While the theory that the accessories of Jewish observance – his installations – significantly affect community life, he aims to carve material
changes, too. If the project gets off the ground, Bass hopes to teach the people computer-aided design; the people would be able to use his
carpentry tools once he leaves.
“They’ll have skills beyond anyone else in the region, they have both tools and a trade that can be maintained with a bit of a follow-up,” he says.
It could be that in this sense, the creation of ceremonial Jewish art could facilitate a path to self-actualization, precisely the role Bass sees for it.
Apprenticing at a reservation
Brought up in a moderately observant Seattle household, Bass began to shape a connection between art and faith while studying photography at
Hampshire College in Massachusetts. While weighing options for a gap year, he stumbled across a live-and-work program in Musqueam, a
Native American reservation in British Columbia. Even though it was just two hours from Seattle, he realized he knew very little about this
parallel culture. “I had lived as a white person in Seattle amid a culture that had only developed in the last 200 years,” he reflects.
Bass discovered in himself a kinship with the Native American culture of the Northwest, particularly its craftsmanship. “The wood carvers were
fascinating,” he says; he was eventually invited to try his hand. “I wound up spending four months with them as an apprentice, working under
them on totem poles and different Native American-style carvings,” he says.
Bass was struck by the parallels of experience between minority Native American and Jewish communities, particularly the continuity; art’s role
in transmitting and preserving culture. He was not particularly observant at the time, but his experience on the reservation got him thinking
about his cultural and religious identity.

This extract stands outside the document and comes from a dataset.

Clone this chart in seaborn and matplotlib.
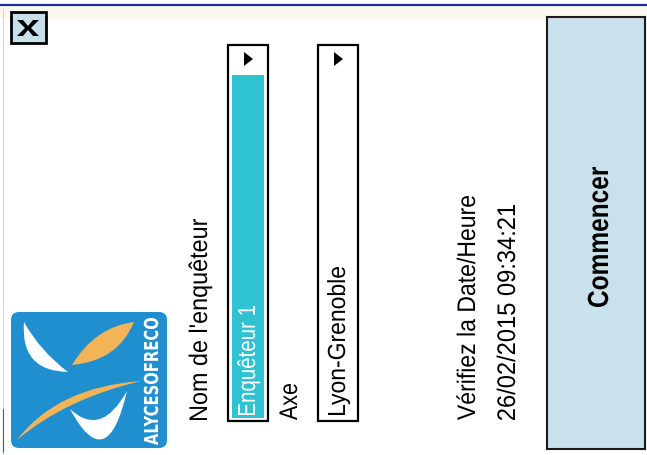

“They make a totem pole so a kid will walk up to it and ask, ‘Whoa, that’s impressive, what’s that?’ Then the carver, the teacher, can tell them the
story, Bass says. “We have a seder plate that we put on the center of the table so it would trigger a question from the kid, and then you talk about
their great ancestors.”
After completing his graduate thesis at Hampshire College, Bass returned to British Columbia and apprenticed on the reservation for another
year. On returning to Seattle, he opened a furniture and craftwork studio, making Judaica items as a sideline and selling them at art exhibitions
and fairs. He made aliyah in 2002 – the natural end point, he says, of the journey that began on the Native American reservation in British
Columbia – and opened his studio on Moshav Mata in 2010.
What does ceremonial art mean to him personally? “Someone would walk by and see a menorah and say, ‘Oh, I remember lighting a candle with
my great-grandmother, but I’m not Jewish,’” Bass says. But it’s the spark of association that matters. “It kindles a flame in people; it shows the
value of Jewish ceremonial art and why we have it and why we use it to teach people.”